The End of the Hanseatic League in Bergen
The Hanseatic League began to lose its control in Europe from the 15th century onwards, mostly due to the rise in nation states (countries), and their increased control of legislature, courts, and trade.
The other three Hanseatic Kontor – Novgorod, Brugge and London – closed their offices in 1494, 1485, and 1598 respectively, and today there is very little evidence of their Hanseatic towns.
In Bergen, however, the Kontor continued to play an important economic role. With the end of the Hanseatic League, the Bergen Kontor continued business as usual, not just for a few decades, but for 156 after the London Kontor closed its doors. The reasons why the Bergen Kontor stayed open varies, but generally it has a lot to do with the state of Norway at the time. Norway was a poor country with very few skilled merchants, whereas these Germans were highly skilled in fish trade and had great knowledge of the European markets, so they were useful to Norway’s economy.
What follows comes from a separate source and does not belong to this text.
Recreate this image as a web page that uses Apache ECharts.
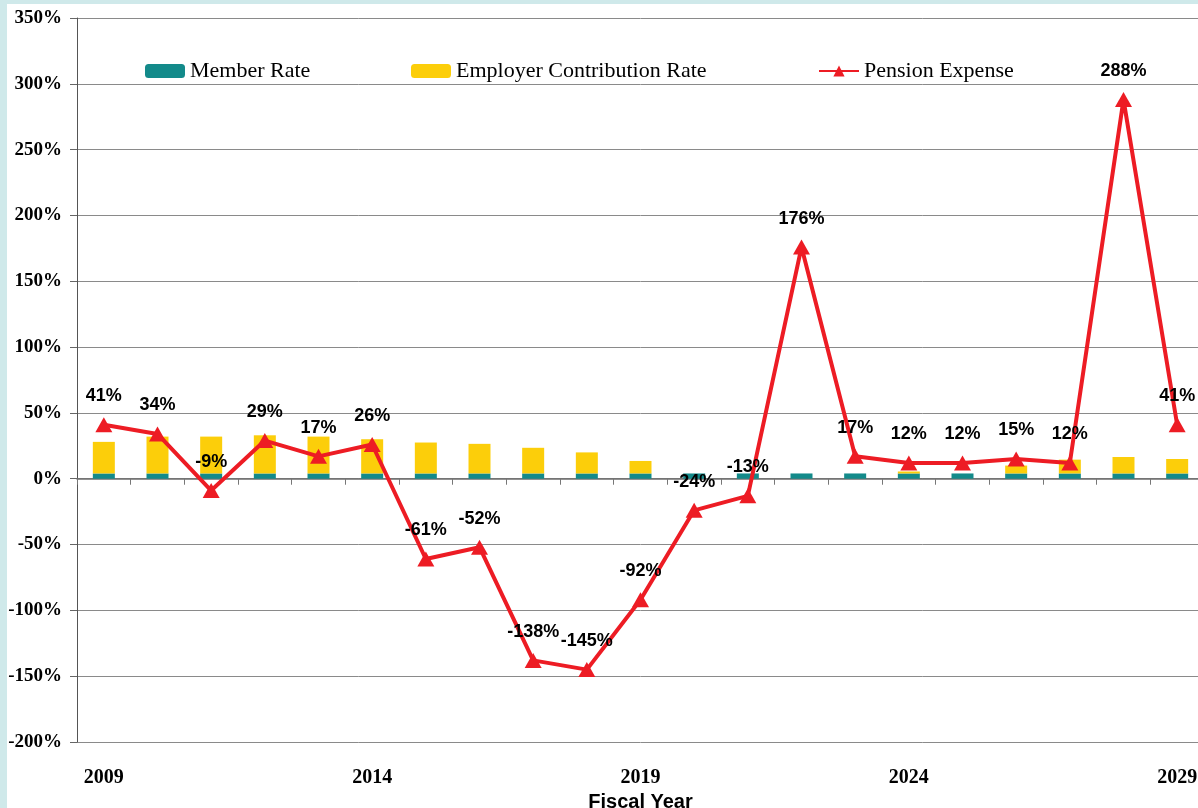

The King didn’t want to shut them down until the Norwegians had acquired sufficient resources and strength to export fish themselves and supply grain to West and North Norway. The North Norwegians fought to keep the Bergen Kontor operating, saying as late as 1680 that if the Kontor closed it would be a disaster for the fishermen. To further complicate things, the 16th and 17th centuries were difficult for Denmark-Norway and Sweden, as the two countries were often engaged in war. Whenever there was war trade became complicated, but the neutral Germans were able to enter ports as usual.
Eventually, though, the Kontor did come to an end. On the 10th of August 1630, one of the German firm owners deserted the Kontor and registered himself as a Bergen merchant. Bryggen was no longer 100% German.
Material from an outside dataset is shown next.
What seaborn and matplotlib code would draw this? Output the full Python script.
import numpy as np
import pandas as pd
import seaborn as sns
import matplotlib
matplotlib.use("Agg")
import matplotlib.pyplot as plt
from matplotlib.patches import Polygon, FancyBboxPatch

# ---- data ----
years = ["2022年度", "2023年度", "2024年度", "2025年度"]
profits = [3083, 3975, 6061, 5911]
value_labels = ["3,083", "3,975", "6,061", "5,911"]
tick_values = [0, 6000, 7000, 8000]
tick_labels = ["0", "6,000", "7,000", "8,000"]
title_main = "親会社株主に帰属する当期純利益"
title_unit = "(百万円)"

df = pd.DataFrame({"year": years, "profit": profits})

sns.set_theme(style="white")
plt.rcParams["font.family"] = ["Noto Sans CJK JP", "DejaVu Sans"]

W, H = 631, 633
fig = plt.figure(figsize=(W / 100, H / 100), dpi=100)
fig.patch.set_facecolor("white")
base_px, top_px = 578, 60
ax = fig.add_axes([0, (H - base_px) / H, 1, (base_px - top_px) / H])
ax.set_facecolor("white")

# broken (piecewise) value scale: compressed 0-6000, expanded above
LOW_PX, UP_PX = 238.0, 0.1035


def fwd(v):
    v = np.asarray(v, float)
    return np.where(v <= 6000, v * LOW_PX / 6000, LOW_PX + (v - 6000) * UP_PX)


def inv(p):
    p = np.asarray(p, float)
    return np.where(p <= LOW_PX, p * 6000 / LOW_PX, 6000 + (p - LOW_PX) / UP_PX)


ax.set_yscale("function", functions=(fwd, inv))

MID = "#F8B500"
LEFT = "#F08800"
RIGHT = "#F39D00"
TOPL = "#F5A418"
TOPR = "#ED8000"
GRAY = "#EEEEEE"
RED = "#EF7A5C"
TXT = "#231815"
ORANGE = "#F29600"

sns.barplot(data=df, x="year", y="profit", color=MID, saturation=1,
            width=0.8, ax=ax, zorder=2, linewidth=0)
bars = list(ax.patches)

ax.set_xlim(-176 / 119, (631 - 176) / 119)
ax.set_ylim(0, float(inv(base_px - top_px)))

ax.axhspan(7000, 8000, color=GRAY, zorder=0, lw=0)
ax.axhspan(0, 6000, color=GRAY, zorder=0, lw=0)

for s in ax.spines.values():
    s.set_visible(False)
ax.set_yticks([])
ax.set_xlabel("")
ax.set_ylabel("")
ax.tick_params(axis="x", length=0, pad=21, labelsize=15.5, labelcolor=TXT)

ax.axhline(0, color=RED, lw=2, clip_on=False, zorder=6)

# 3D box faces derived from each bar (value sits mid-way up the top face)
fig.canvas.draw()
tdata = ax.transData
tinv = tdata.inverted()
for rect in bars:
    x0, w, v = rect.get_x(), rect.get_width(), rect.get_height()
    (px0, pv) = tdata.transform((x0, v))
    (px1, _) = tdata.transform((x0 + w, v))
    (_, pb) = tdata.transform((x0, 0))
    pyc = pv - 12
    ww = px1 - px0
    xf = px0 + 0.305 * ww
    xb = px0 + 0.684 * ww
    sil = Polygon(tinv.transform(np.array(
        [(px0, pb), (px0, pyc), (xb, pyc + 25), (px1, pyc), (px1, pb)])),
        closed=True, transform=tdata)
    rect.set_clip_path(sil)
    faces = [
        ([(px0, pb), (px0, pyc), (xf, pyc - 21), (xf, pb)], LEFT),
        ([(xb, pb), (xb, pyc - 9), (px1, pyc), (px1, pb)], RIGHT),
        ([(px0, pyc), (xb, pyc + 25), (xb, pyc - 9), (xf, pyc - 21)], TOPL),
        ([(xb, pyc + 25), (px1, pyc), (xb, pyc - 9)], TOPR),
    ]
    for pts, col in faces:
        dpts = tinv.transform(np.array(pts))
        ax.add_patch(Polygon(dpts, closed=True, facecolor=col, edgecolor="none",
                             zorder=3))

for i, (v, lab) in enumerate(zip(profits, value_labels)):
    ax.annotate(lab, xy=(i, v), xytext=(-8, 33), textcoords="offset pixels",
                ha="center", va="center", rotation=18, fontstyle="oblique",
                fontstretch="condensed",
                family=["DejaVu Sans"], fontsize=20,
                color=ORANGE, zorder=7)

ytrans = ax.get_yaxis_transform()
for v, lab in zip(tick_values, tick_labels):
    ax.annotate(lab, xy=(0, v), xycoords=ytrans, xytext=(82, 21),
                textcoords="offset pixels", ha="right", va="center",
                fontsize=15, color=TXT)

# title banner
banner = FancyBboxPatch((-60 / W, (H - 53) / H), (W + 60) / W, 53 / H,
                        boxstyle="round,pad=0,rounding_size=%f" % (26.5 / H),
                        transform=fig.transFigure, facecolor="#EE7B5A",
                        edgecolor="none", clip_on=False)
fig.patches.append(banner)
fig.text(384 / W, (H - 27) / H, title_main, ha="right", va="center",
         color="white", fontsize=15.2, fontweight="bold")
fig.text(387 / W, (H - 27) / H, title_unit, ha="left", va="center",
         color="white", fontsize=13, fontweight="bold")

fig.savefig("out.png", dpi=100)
By 1702, there were 19 Norwegian firms compared to 34 German firms, and in 1754 the German Kontor was disbanded and a new trading organisation was formed – the Norwegian Kontor. In 1766, the very last German firm passed into Norwegian hands.
But it wasn’t the end of the German presence in Bergen. Trade with the Northern fishermen remained, and business was still conducted in the German language. The Norwegian merchants were even offered free German classes so they could understand their accounts and attend St. Mary’s Church. While Bryggen became more Norwegian throughout the 1800s, the German presence remained until the Norwegian Kontor closed its doors in 1899. But you can still see the German presence today – the street name is Tyskebryggen (The German Wharf).
Today, the buildings at Bryggen form the only Hanseatic Kontor remaining in Europe. Despite the fact that the Germans were often controlling, brutal, demanding, and isolated themselves, there’s no denying that the Germans provided Norwegians – especially those in the north – with access to food and good they would otherwise struggle to get. So, to counter King Sverre’s opinion that the German trade brought much evil and nothing good, it’s clear to see that the Hanseatic trade was an overall positive part of Norwegian history.